In für ihn typischer Weise – drängend, forcierend – aber dafür in einem wirklichen Pianissimo punktet Buchbinder die erste Variation in die Tasten. Schumann verdeutlicht schon früh die poetische Loslösung vom eigentlichen Thema, indem er dieses erst im fünften Takt auf den Plan ruft; mittels einer mittelstimmigen Daumenkonstellationssituation. Beim Wiener Pianisten klingt das kein bisschen pädagogisch, sondern fast warm gesungen. Eminent geschmackvoll, wie er anschließend das eigensinnig und von Schumann augenzwinkernd-romantisch »zu früh« gebrachte Ritardando gestaltet, das im eigenen Saft ausgehender Kraft mitleidslos lustig versuppt.

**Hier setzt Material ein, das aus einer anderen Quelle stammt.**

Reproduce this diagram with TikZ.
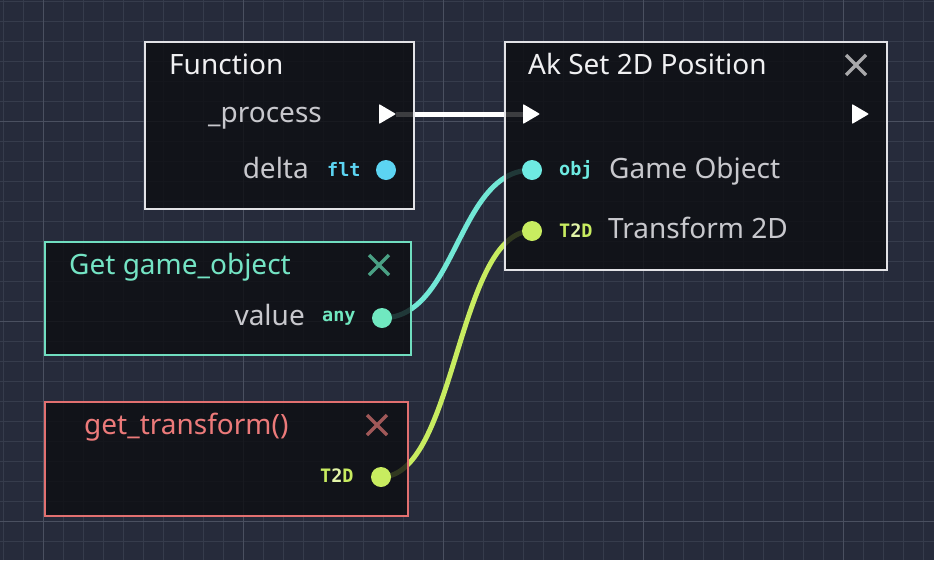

Das ist nicht einen Funken zu kühl – und nicht einen Funken zu viel Emotion.
Schumann schrieb auch viel über seine Musik
Viel schrieb Schumann als Musikautor über die Vereinbarung von Innovation und Tradition. Kaum besser auffind- und vermittelbar schlägt sich dieses Bestreben – »Ja, Bach! Und klar: Beethoven! Aber macht mal schön weiter, Kinderchen! Wir haben Romantik!« – in der dritten Variation nieder: ein Kanon – aus Akkorden! Eine bis dato wohl einzigartige Neuerfindung Schumanns! Da klatscht es lustig Akkorde gegen die Wand! Das klingt vordergründig plump – und knüpft dennoch an amphibisch alte Fugen- und Kanon-Traditionen an.
So nimmt sich Buchbinder der unmilitärischen Kanonen an
Ganz ungewohnt ruhig und gar nicht drängend nimmt Buchbinder diesen Akkord-Kanon. Die den jeweiligen Kanon-Einsatz »kenntlich machenden« Sforzati in der rechten und der linken Hand braucht der Pianist hier gar nicht pädagogisch vorzuexerzieren. Auch mal ganz angenehm!
Bewegt doch liebevoll leise spielt der österreichische Altmeister die zwischen Zerbrechlichkeit und Selbstbehauptung sich schwankend und steigernd ergießenden cis-Moll-Gesten. Das ist bei ihm nie forciert und gewaltsam aufgedrückt und dennoch so tief, so mutig und kompromisslos. Auch den weit aufgefächerten Des-Dur-Reigen der ergänzten Variation V weint Buchbinder nicht – wie viele gutaussehende Puppenpianist*innen unserer Zeit – durch glupschäugig-selbstmitleidige Tränendrüsen, sondern bewegt durch Dynamik und Bögen, durch Innerlichkeit. Und das irgendwie ganz gesund.
Der Wiener Grandseigneur weiss immer wieder das Publikum in der Seele zu berühren, bei ihm steht nie sein Ego im Vordergrund, er sieht sich als Diener der Komponisten ohne sich anzubiedern.
Wo Buchbinder drauf steht, ist auch Buchbinder drin.
Das begeisterte Auditorium applaudierte den Künstler hartnäckig so lange auf die Bühne zurück, bis sich dieser wieder auf den Schemel setzte und nochmals in die Tasten griff.
Als erste Zugabe interpretierte Buchbinder ein Impromptu von Franz Schubert.und als danach der Applaus auch nicht verebbte, gabs als zweite Zugabe – ein fulminantes Johann-Strauss-Potpourri , das das international durchmischte Publikum zu langanhaltender Standing Ovation aufpeitschte.